Voices of the Earth: The Path of Green Spirituality by Clea Danaan

Voices of the Earth: The Path of Green Spirituality by Clea Danaan

Reviewed by Rebecca Laughlin, Moose Hill Farm

This book spoke deeply to me, a longtime follower of the green way. It’s uncommon to read gardening work that addresses the spiritual aspect of gardening so sweepingly; from communing with the cosmos, plant devas and power animals, to creating natural cleaning agents, Danaan covers the many ways to live in harmony with Nature from the mundane to the sublime. She teaches how to become a nature intuitive and to talk to plants, rocks, trees, rivers and wind. Each chapter begins with a personal vignette that helps to illuminate the steps on Danaan’s journey. The end of each chapter offers exercises such as mediation, journaling and art work to finely attune the seeker to a root connection with Nature. To those who find the talking to plants thing wacky, I offer the following.

I first heard plants talk to me while working in my first serious garden, in 1995. It was a memorial garden for my son Jesse who passed at 19. My mother stayed on after his service and we created his garden together. It was a place to grieve, heal and find comfort in the seasonal rhythms of Nature. It was there I heard the words in my head, “follow the plants.” Then I had a vision of myself walking down a grassy hillside to a shed, trailed by ducks. At the time I was a sales rep in New York City, living on a flat, urban tenth of an acre. Today I live on a remote country hilltop in Connecticut, trailed not by ducks but by chickens, the result of following the plants.

Susan Weed tells a similar story; the first time she heard the plants they were laughing at her for thinking they were in the right spot. She quickly moved them.

It was exciting to read a book devoted to people like me. Even though I’m living my dream, I sometimes get tired and a little lonely.

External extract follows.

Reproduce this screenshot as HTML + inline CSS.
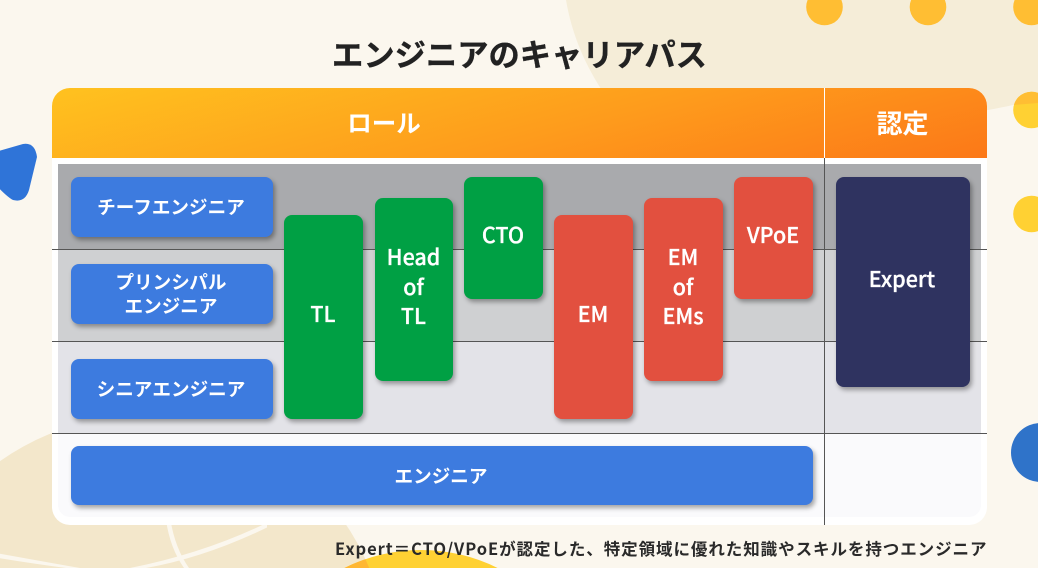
<!DOCTYPE html>
<html lang="ja"><head><meta charset="utf-8"><style>
html,body{margin:0;padding:0;width:1038px;height:568px;overflow:hidden}
body{position:relative;background:#fbf7ee;font-family:"Noto Sans CJK JP","Liberation Sans",sans-serif}
#root{position:absolute;left:0;top:0;width:1038px;height:568px;overflow:hidden}
svg.bg{position:absolute;left:0;top:0}
.a{position:absolute}
.card{left:52px;top:88px;width:935px;height:437px;background:#fff;border-radius:18px;overflow:hidden}
.hd{left:52px;top:88px;width:935px;height:70px;border-radius:18px 18px 0 0;background:linear-gradient(165deg,#ffc21f 0%,#fe9c1c 55%,#fc7818 100%)}
.hd span{position:absolute;top:0;height:70px;line-height:70px;color:#fff;font-weight:700;text-align:center}
.b{position:absolute;display:flex;align-items:center;justify-content:center;text-align:center;color:#fff;font-weight:700;border-radius:8px;box-shadow:2px 3px 5px rgba(0,0,0,.35);box-sizing:border-box}
.blue{background:#3d7bdf;font-size:18.6px;line-height:24px;padding-right:2px}
.g,.r,.n{font-weight:500;-webkit-text-stroke:.3px #fff}
.g{background:#00a044;font-size:21.5px;line-height:29.7px;padding-bottom:6px;padding-right:1px}
.r{background:#e2503f;font-size:21.5px;line-height:29.7px;padding-bottom:6px;padding-right:1px}
.n{background:#2f3360;font-size:21.5px;padding-bottom:8px;padding-right:2px}
.l{position:absolute;background:#555}
</style></head><body><div id="root">
<svg class="bg" width="1038" height="568" viewBox="0 0 1038 568">
<defs>
<clipPath id="blob"><path d="M566,0C572,35 585,65 605,95C640,150 900,130 1013,105L1038,103V0Z"/></clipPath>
<clipPath id="ell"><path d="M0,568V461.1A246,246 0 0 1 369.3,568Z"/></clipPath>
</defs>
<path d="M566,0C572,35 585,65 605,95C640,150 900,130 1013,105L1038,103V0Z" fill="#f5edd8"/>
<path d="M0,568V461.1A246,246 0 0 1 369.3,568Z" fill="#f3e7cb"/>
<path d="M344.4,568A172,172 0 0 1 497.6,568Z" fill="#ffd133"/>
<path d="M344.4,568A172,172 0 0 1 497.6,568Z" fill="#ffb733" clip-path="url(#ell)"/>
<path d="M0,553.7Q35,560 80,568L66,568Q35,564 0,558.3Z" fill="#fbf7ee"/>
<path d="M130,568Q205,553 267,522.7L267,527.5Q205,557.5 146,568Z" fill="#fbf7ee"/>
<path d="M166,520Q170,548 184,568L189,568Q175,548 170.5,520Z" fill="#fbf7ee"/>
<circle cx="824.5" cy="7" r="18.3" fill="#ffbe33"/>
<circle cx="928" cy="7" r="18.3" fill="#ffbe33"/>
<circle cx="1031.5" cy="7" r="18.3" fill="#ffbe33"/>
<circle cx="1031.5" cy="110" r="18.3" fill="#ffd133"/>
<circle cx="1031.5" cy="110" r="18.3" fill="#ffbe33" clip-path="url(#blob)"/>
<circle cx="1031.5" cy="214" r="18.3" fill="#ffd133"/>
<circle cx="1040.5" cy="452.5" r="29.5" fill="#2f73c9"/>
<path d="M-5,152L23,144Q35,142 37,157L29,190Q25,203 13,200Q7,197 -5,184Z" fill="#2f74d8"/>
</svg>
<div class="a" style="left:1px;top:31px;width:1037px;text-align:center;font-size:31.3px;line-height:46px;font-weight:700;color:#222;-webkit-text-stroke:.3px #222">エンジニアのキャリアパス</div>
<div class="a card"></div>
<div class="a" style="left:58px;top:164px;width:923px;height:86px;background:#a9aaad"></div>
<div class="a" style="left:58px;top:250px;width:923px;height:92px;background:#cfd0d2"></div>
<div class="a" style="left:58px;top:342px;width:923px;height:92px;background:#e3e3e8"></div>
<div class="a" style="left:58px;top:434px;width:923px;height:83px;background:#fafafc;border-radius:0 0 12px 12px"></div>
<div class="a hd"><span style="left:0;width:664px;font-size:24.5px">ロール</span><span style="left:772px;width:157px;font-size:26px">認定</span></div>
<div class="l" style="left:824px;top:88px;width:1px;height:70px;background:#fff"></div>
<div class="l" style="left:824px;top:158px;width:1px;height:367px"></div>
<div class="l" style="left:52px;top:249px;width:935px;height:1px"></div>
<div class="l" style="left:52px;top:341px;width:935px;height:1px"></div>
<div class="l" style="left:52px;top:433px;width:935px;height:1px"></div>
<div class="b blue" style="left:71px;top:177px;width:202px;height:60px">チーフエンジニア</div>
<div class="b blue" style="left:71px;top:264px;width:202px;height:60px">プリンシパル<br>エンジニア</div>
<div class="b blue" style="left:71px;top:359px;width:202px;height:60px">シニアエンジニア</div>
<div class="b blue" style="left:71px;top:446px;width:742px;height:59px">エンジニア</div>
<div class="b g" style="left:284px;top:215px;width:79px;height:204px">TL</div>
<div class="b g" style="left:375px;top:198px;width:78px;height:183px">Head<br>of<br>TL</div>
<div class="b g" style="left:464px;top:177px;width:79px;height:122px">CTO</div>
<div class="b r" style="left:554px;top:215px;width:79px;height:204px">EM</div>
<div class="b r" style="left:644px;top:198px;width:79px;height:183px">EM<br>of<br>EMs</div>
<div class="b r" style="left:734px;top:177px;width:79px;height:122px">VPoE</div>
<div class="b n" style="left:836px;top:177px;width:134px;height:210px">Expert</div>
<div class="a" style="left:335px;top:536px;font-size:16.5px;line-height:24px;font-weight:700;color:#2a2a2a;white-space:nowrap;letter-spacing:.94px">Expert＝CTO/VPoEが認定した、特定領域に優れた知識やスキルを持つエンジニア</div>
</div></body></html>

Some people think I’m crazy. My husband is pushing for a hot dog cart and we miss the good money. That’s why it was so invigorating to read Voices of the Earth and get support for the path I’ve chosen and new ways to explore it. But you need not be a country dweller to appreciate this book. A vignette near the beginning describes a moment when the author is feeling slightly anxious while driving to a book signing. As she notes the trees lining the boulevard, at a stop light she takes the time to connect with those stalwarts and finds calm in their message. Nature is present in the heart of the city!

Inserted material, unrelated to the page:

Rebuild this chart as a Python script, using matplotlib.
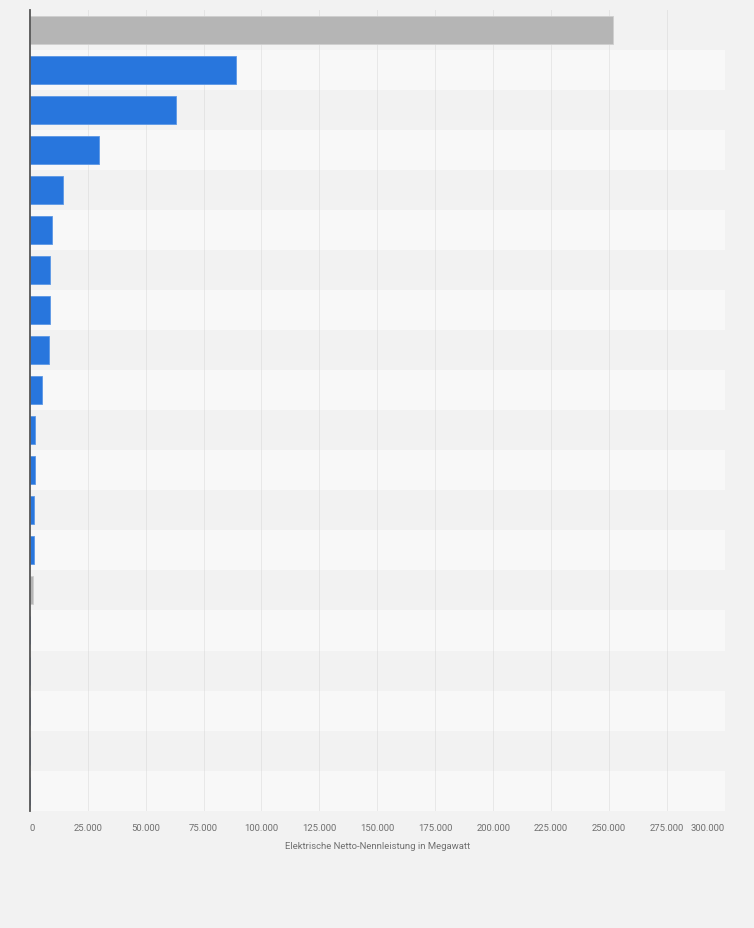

I especially enjoyed the ideas about sense of place, how one imprints on a certain geographical area, and even when uprooted from it, feels longing for that particular spot with all its flora and fauna. For Danaan, it was the evolution from her Pacific Northwest natal grounds to wife and mother of the Coloradian Rockies. For me it was traveling from my Midwestern birthplace to live my adult life in New England on Long Island Sound. After all these years, the ocean is still too vast for me and I ache for a Midwestern lake. Yet now I realize that this shift in landscape has important meaning and I’ll listen carefully to sense what it is.

The book drills down place even further; encourages you to discover where exactly you are in the vast world. For example beyond Long Island Sound, I live on a hilltop, on a ridge of a river valley, near the confluence of two rivers. I was instantly drawn to this property, three and a half secluded acres, from the moment I set foot on it. I parked, I saw, said this is it, all before I saw the house. We’re only the second owners of this house, built in 1962 to compound the very rightness of it all. Surely, this place of my vision as a grieving mother, has great significance to me now… well, because, here I am now. I’ll continue to investigate.

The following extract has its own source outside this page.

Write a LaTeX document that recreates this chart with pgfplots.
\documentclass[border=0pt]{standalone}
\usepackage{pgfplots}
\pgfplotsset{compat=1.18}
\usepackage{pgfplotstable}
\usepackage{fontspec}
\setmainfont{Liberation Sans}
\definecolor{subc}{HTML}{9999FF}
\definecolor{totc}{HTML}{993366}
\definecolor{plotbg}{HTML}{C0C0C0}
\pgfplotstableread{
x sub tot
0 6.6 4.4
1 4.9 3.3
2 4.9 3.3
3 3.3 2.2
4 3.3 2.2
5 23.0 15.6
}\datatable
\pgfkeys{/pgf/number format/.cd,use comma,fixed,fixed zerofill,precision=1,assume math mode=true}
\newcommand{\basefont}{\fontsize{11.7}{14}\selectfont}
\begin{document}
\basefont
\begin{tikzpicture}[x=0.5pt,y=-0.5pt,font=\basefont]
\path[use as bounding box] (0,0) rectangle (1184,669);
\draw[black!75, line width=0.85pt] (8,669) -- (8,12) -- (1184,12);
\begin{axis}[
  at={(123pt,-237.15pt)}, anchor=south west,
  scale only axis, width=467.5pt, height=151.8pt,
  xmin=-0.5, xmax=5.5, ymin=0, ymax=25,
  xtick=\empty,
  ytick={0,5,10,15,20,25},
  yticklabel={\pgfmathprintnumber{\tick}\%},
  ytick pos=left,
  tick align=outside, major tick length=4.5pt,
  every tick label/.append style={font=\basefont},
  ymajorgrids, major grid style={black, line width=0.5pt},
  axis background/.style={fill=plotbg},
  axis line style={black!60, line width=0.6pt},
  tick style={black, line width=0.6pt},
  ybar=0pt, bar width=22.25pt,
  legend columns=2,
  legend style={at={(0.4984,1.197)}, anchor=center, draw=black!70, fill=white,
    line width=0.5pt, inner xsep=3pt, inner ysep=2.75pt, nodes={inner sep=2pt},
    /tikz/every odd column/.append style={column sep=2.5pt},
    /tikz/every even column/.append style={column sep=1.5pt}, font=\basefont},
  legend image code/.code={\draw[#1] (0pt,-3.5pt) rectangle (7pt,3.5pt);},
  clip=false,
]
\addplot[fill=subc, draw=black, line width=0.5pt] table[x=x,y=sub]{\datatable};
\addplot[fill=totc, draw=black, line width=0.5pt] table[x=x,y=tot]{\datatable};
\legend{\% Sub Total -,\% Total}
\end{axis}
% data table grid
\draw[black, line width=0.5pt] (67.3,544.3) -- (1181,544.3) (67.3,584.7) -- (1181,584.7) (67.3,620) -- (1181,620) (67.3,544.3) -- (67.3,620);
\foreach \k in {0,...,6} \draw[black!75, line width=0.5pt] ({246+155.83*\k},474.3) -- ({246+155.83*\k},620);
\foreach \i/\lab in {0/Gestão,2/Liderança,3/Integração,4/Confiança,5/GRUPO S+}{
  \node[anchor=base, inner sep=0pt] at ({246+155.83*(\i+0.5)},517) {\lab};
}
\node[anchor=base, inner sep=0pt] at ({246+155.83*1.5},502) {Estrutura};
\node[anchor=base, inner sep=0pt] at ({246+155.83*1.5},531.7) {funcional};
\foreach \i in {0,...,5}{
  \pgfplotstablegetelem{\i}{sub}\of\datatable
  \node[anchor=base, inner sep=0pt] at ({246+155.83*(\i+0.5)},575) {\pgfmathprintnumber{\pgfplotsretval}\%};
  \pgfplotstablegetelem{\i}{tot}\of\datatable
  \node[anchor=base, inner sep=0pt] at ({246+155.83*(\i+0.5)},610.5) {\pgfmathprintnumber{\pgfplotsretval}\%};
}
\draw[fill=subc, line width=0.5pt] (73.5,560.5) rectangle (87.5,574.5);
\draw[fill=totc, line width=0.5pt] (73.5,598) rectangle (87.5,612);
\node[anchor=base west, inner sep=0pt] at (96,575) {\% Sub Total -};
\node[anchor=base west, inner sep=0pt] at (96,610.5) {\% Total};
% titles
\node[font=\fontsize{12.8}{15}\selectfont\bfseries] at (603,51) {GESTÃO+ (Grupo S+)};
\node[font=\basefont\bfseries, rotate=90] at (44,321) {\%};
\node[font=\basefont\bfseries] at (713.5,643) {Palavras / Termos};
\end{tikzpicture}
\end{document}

Finally, the last point I’d like to make is about the beauty of passing love of Nature along to future generations. The introduction of the book is all about immersing the author’s newborn daughter into the mysteries of the earth. Danaan goes on to talk about being a teacher of Nature to eager young students. I wish that I had such a simpatico childhood. Still, I’m inspired that I can continue to grow and learn in my cronehood. The education is never really over, just to let you know.